One of the qualities most widely commented upon during the remake’s theatrical run was its lack of sex. The love scenes in the 1971 Shaft weren’t particularly gratuitous, but they established the character’s reputation as “a sex machine to all the chicks,” in contrast to earlier, more impotently wholesome black screen icons like Sidney Poitier. This version barely even implies that Shaft has sex at all, apart from a suggestive James Bond-style opening credits sequence and the out-of-place line “It’s my duty to please that booty.” This shift was probably due more to commercialist prudishness in the film industry than any devolution in racial attitudes, as it runs parallel to similar trends in the Bond franchise, which the Shaft films have always modeled themselves after. (The non-Hayes parts of the remake’s soundtrack were composed by David Arnold, who’s been working on Bond movies since 1997’s Tomorrow Never Dies.) But it still diminishes the character’s transgressive punch.
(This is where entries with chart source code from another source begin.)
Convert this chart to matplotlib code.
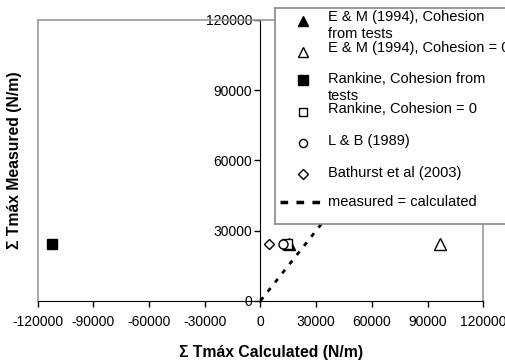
import numpy as np
import matplotlib.pyplot as plt
from matplotlib.lines import Line2D

plt.rcParams['font.family'] = ['Liberation Sans', 'DejaVu Sans']
plt.rcParams['axes.unicode_minus'] = False

# sum of Tmax per method: calculated (x) vs measured (y), N/m
series_labels = ['E & M (1994), Cohesion\nfrom tests', 'E & M (1994), Cohesion = 0',
                 'Rankine, Cohesion from\ntests', 'Rankine, Cohesion = 0',
                 'L & B (1989)', 'Bathurst et al (2003)']
calc_values = [15600, 96600, -112200, 14300, 12300, 4400]
meas_values = [24200, 24200, 24200, 24200, 24200, 24200]
markers = ['^', '^', 's', 's', 'o', 'D']
filled = [True, False, True, False, False, False]
msizes = [8, 8, 7.5, 6.5, 6.5, 5.5]

line_x = [0, 120000]
line_y = [0, 120000]
ticks = [-120000, -90000, -60000, -30000, 0, 30000, 60000, 90000, 120000]
yticks = [0, 30000, 60000, 90000, 120000]

fig = plt.figure(figsize=(5.06, 3.64), dpi=100)
ax = fig.add_axes([0.0745, 0.1739, 0.8806, 0.7712])

ax.plot(line_x, line_y, color='black', lw=2, linestyle=(0, (1.6, 2.6)), zorder=2)
for x, y, m, f, s in zip(calc_values, meas_values, markers, filled, msizes):
    ax.plot(x, y, marker=m, ms=s, mfc='black' if f else 'white', mec='black', mew=1,
            linestyle='none', zorder=3)

ax.set_xlim(-120000, 120000)
ax.set_ylim(0, 120000)
ax.set_xticks(ticks)
ax.set_yticks(yticks)
ax.spines['left'].set_position(('data', 0))
ax.spines['left'].set_color('black')
ax.spines['bottom'].set_color('black')
for side in ['top', 'right']:
    ax.spines[side].set_color('#999999')
    ax.spines[side].set_linewidth(1.2)
ax.axvline(-120000, color='#999999', lw=1.2, clip_on=False)
ax.tick_params(axis='both', direction='out', length=4, width=1, labelsize=10, pad=2)
ax.tick_params(axis='x', pad=6)

fig.text(271 / 506, 1 - 352 / 364, 'Σ Tmáx Calculated (N/m)', ha='center', va='center',
         fontsize=11.3, fontweight='bold')
fig.text(15 / 506, 1 - 160 / 364, 'Σ Tmáx Measured (N/m)', ha='center', va='center',
         rotation=90, fontsize=11.3, fontweight='bold')

# legend box drawn as its own axes, units in pixels from its top-left corner
lg = fig.add_axes([275 / 506, 1 - 224 / 364, 260 / 506, 216 / 364])
lg.set_xlim(0, 260)
lg.set_ylim(216, 0)
lg.set_xticks([])
lg.set_yticks([])
for sp in lg.spines.values():
    sp.set_color('#888888')
    sp.set_linewidth(1.2)
entry_y = [12.7, 43.7, 72, 103.7, 135, 166]
text_y = [9.3, 40.3, 71.3, 101.3, 132.7, 165]
for i, lab in enumerate(series_labels):
    lg.plot(28, entry_y[i], marker=markers[i], ms=msizes[i] * 0.9,
            mfc='black' if filled[i] else 'white', mec='black', mew=1, linestyle='none')
    for j, part in enumerate(lab.split('\n')):
        lg.text(53, text_y[i] + 16.5 * j, part, fontsize=10.5, va='center', ha='left')
lg.plot([5, 51], [193.7, 193.7], color='black', lw=2.5, linestyle=(0, (2.2, 2.4)))
lg.text(53, 194, 'measured = calculated', fontsize=10.5, va='center', ha='left')

fig.savefig('out.png', dpi=100)
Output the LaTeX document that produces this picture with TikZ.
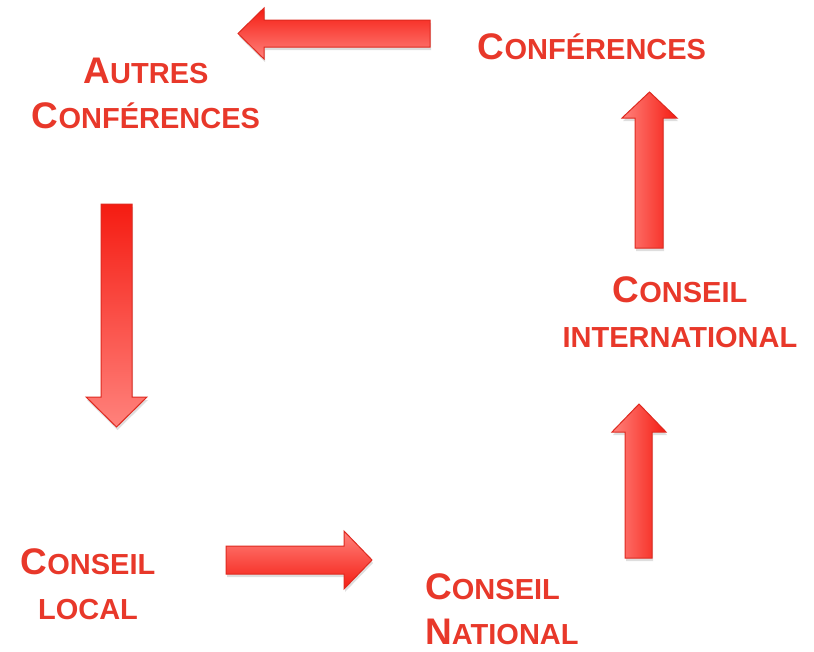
\documentclass[tikz,border=0pt]{standalone}
\usepackage{fontspec}
\setmainfont{Liberation Sans}
\usepackage{tikz}

\definecolor{labelred}{RGB}{232,56,42}
\definecolor{arrowdark}{RGB}{245,28,18}
\definecolor{arrowlight}{RGB}{255,130,124}
\definecolor{arrowedge}{RGB}{222,42,32}

\newcommand{\bigini}[1]{{\fontsize{37}{45}\selectfont #1}}

\tikzset{
  label/.style={text=labelred, font=\bfseries\fontsize{29}{45}\selectfont, inner sep=0pt},
  blockarrow/.style={draw=arrowedge, line width=1pt, line join=miter,
    preaction={fill=black, opacity=0.13, transform canvas={shift={(1pt,-3pt)}}}}
}

\begin{document}
\begin{tikzpicture}[x=1pt,y=1pt]
\useasboundingbox (0,0) rectangle (814,-651);
% labels (base = last line)
\node [label, anchor=base] (conf) at (592,-59) {\bigini{C}ONFÉRENCES};
\node [label, anchor=base, align=center] (autres) at (146,-128) {\bigini{A}UTRES\\ \bigini{C}ONFÉRENCES};
\node [label, anchor=base, align=center] (intl) at (680,-347) {\bigini{C}ONSEIL\\ INTERNATIONAL};
\node [label, anchor=base, align=center] (local) at (88,-619) {\bigini{C}ONSEIL\\ LOCAL};
\node [label, anchor=base west, align=left] (natl) at (425,-644) {\bigini{C}ONSEIL\\ \bigini{N}ATIONAL};
% arrows
\shade [blockarrow, top color=arrowdark, bottom color=arrowlight]
  (430,-20) -- (264,-20) -- (264,-8) -- (238,-33.5) -- (264,-59) -- (264,-47) -- (430,-47) -- cycle;
\shade [blockarrow, top color=arrowdark, bottom color=arrowlight]
  (101,-204) -- (101,-397) -- (86,-397) -- (116.5,-427) -- (147,-397) -- (132,-397) -- (132,-204) -- cycle;
\shade [blockarrow, top color=arrowlight, bottom color=arrowdark]
  (226,-546) -- (344,-546) -- (344,-531) -- (372,-560) -- (344,-589) -- (344,-574) -- (226,-574) -- cycle;
\shade [blockarrow, left color=arrowlight, right color=arrowdark]
  (625,-558) -- (625,-432) -- (612,-432) -- (639,-404) -- (666,-432) -- (652,-432) -- (652,-558) -- cycle;
\shade [blockarrow, left color=arrowlight, right color=arrowdark]
  (635,-248) -- (635,-118) -- (622,-118) -- (649.5,-92) -- (677,-118) -- (663,-118) -- (663,-248) -- cycle;
\end{tikzpicture}
\end{document}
In the end, the Shaft remake was interesting and fitfully entertaining but not entirely satisfying, and it’s hard to know if it would have been better off sticking purely to Singleton’s vision, or to Price’s, or if this is in fact as good as it could ever have been. It’s hard to imagine a better director/star combo for the material than Singleton and Jackson, so one is left to conclude that a post-’70s John Shaft may simply be a man out of time. Rumors are circulating about the potential casting of Idris Elba as the next 007; maybe in this millenium a black version of James Bond isn’t enough when an actual black Bond seems within reach.
A few other notes:
• A couple future cast members of The Wire show up here, including Sonja Sohn as Shaft’s main (well, only) love interest and Andre Royo as–guess what–an underworld police informant. IMDb also claims that Deirdre Lovejoy (The Wire‘s Rhonda Pearlman) appears uncredited as a police officer, but I didn’t spot her.
• No Obligatory Richard Price Cameo in the film itself, though Price can be briefly spotted on set in the DVD’s making-of featurette.